UWE professor shows how many bugs make light work
A professor from the University of the West of England will present her inaugural lecture on bioluminesence and give insight into how this natural phenomenon has been used to make biomarkers that are making exciting breakthroughs in several areas of health research.
By reflecting on a serendipitous journey, from years of undergraduate teaching to current biomedical research at UWE, Professor Vyv Salisbury hopes to illustrate the pleasures and pitfalls of working with glowing bacteria and to emphasise their enormous future potential.
Professor Vyv Salisbury said, It's great for the team that we have received this acknowledgement for the research. The professorship gives the work that we are doing in the field of bioluminescent biosensors a credibility that is critical to the external view of the research. I see this title very much as recognition for the whole team of people I work with and we are all delighted.

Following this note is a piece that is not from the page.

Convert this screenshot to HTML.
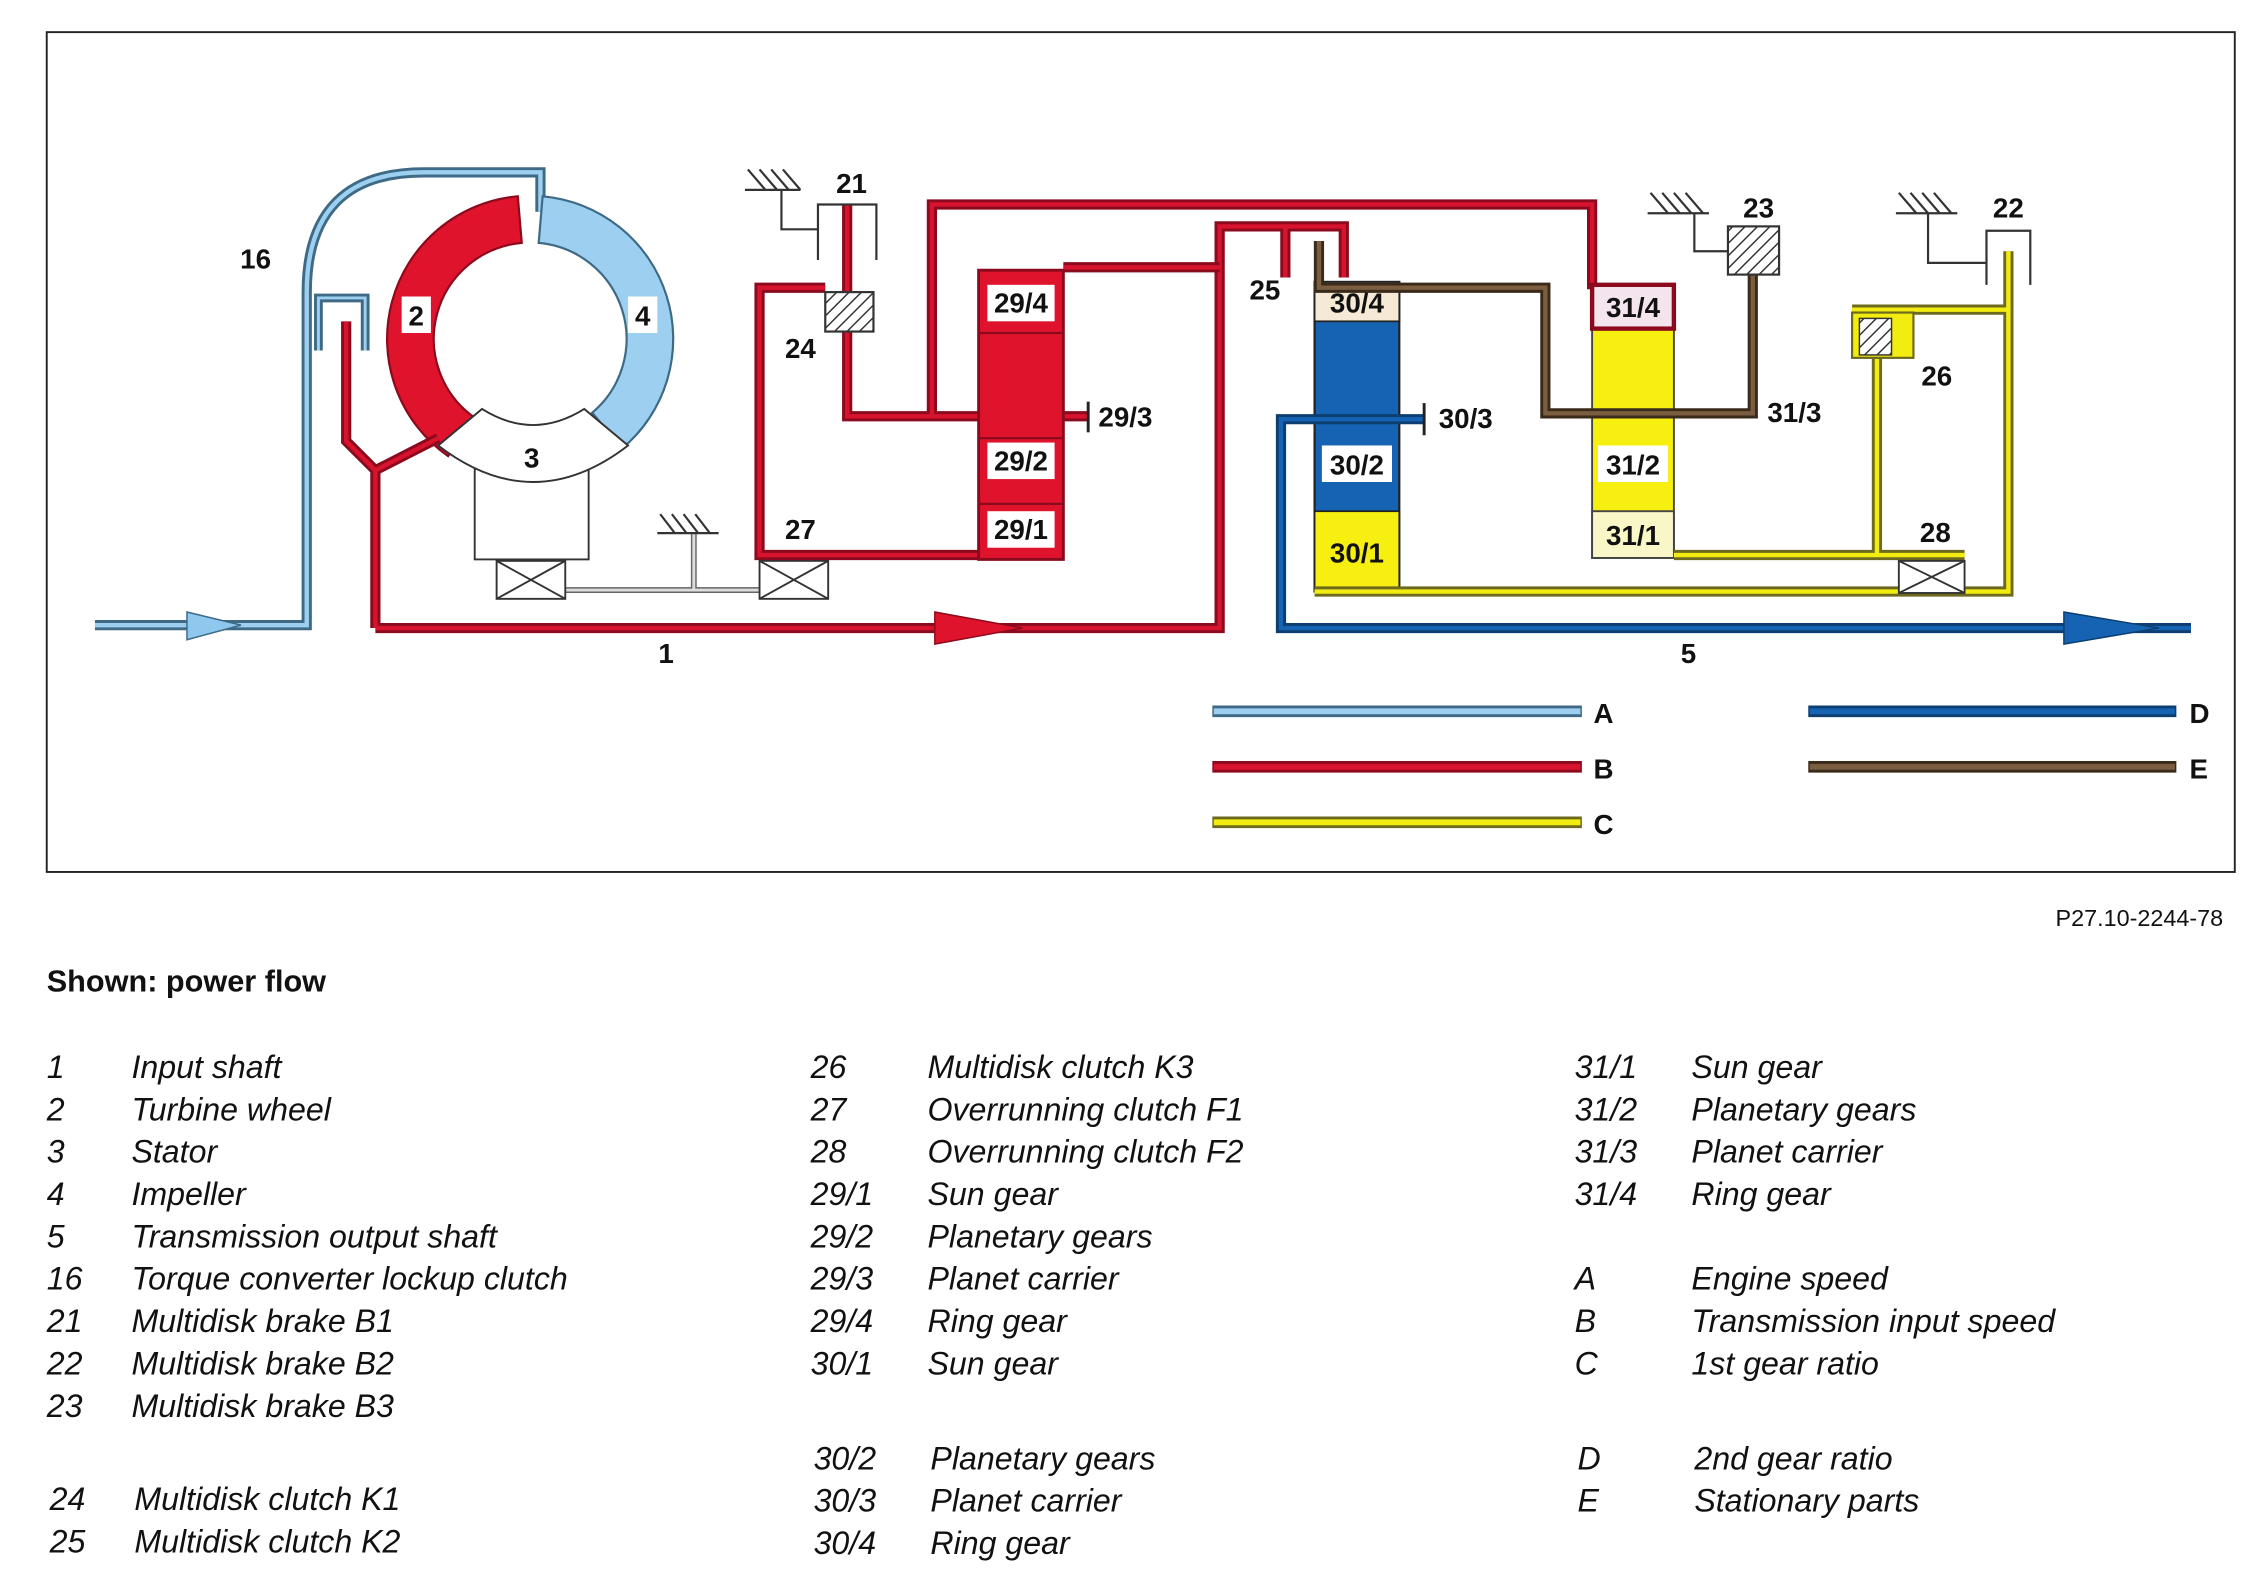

Professor Salisbury will give a lecture on the topic - 'Many bugs make light work: A personal journey with bioluminescent bacteria'. She explains, The lecture will look at how and why some living organisms make their own light and thus glow in the dark. It will go on to explain how this phenomenon of bioluminescence has been used to produce exquisitely sensitive and versatile microbial biosensors.
The various and fascinating uses of the bioluminescent bacterial biosensors that have been constructed at UWE include, testing new antimicrobial treatments, checking salmonella survival on food, vectoring of pathogens by nematode worms and our latest work, devising a biosensor to show the effectiveness of cancer chemotherapy drugs.
Vyv Salisbury is a microbiologist who is involved in applied research with bioluminescent bacterial biosensors. She did her first degree in Microbiology at Bristol University, followed by a PhD in Bacterial Genetics at the Royal Post Graduate Medical School, London University. After a stint of part-time teaching at Luton Tech and the Open University, she returned to Bristol when her husband got a job at the BBC Natural History Unit and for many years she worked as a part-time lecturer at Bristol Polytechnic. After her appointment as a full time senior lecturer in 1988, she concentrated on teaching until a chance encounter in 1997 led to the start of the Bioluminescence Applications Research Group. Since then, the group have undertaken a wide range of research projects with research council, industrial, EU and UK Government funding.
In 2003 Vyv obtained Wellcome Trust Engaging Science funding to put on an exhibition in the @Bristol Science Centre entitled Lighting up biomedical research with bioluminescent bacteria and flashlight fish. In 2008 she got involved with a UN backed project to evaluate medical uses of Himalayan oregano oil which gave her an opportunity to camp up at 3000m in the Himalayas whilst visiting the herb picking cooperative in the Himachal Pradesh.
More information: Thursday 16 December 18:00 Room 2D07 Frenchay Campus, University of the West of England, UK.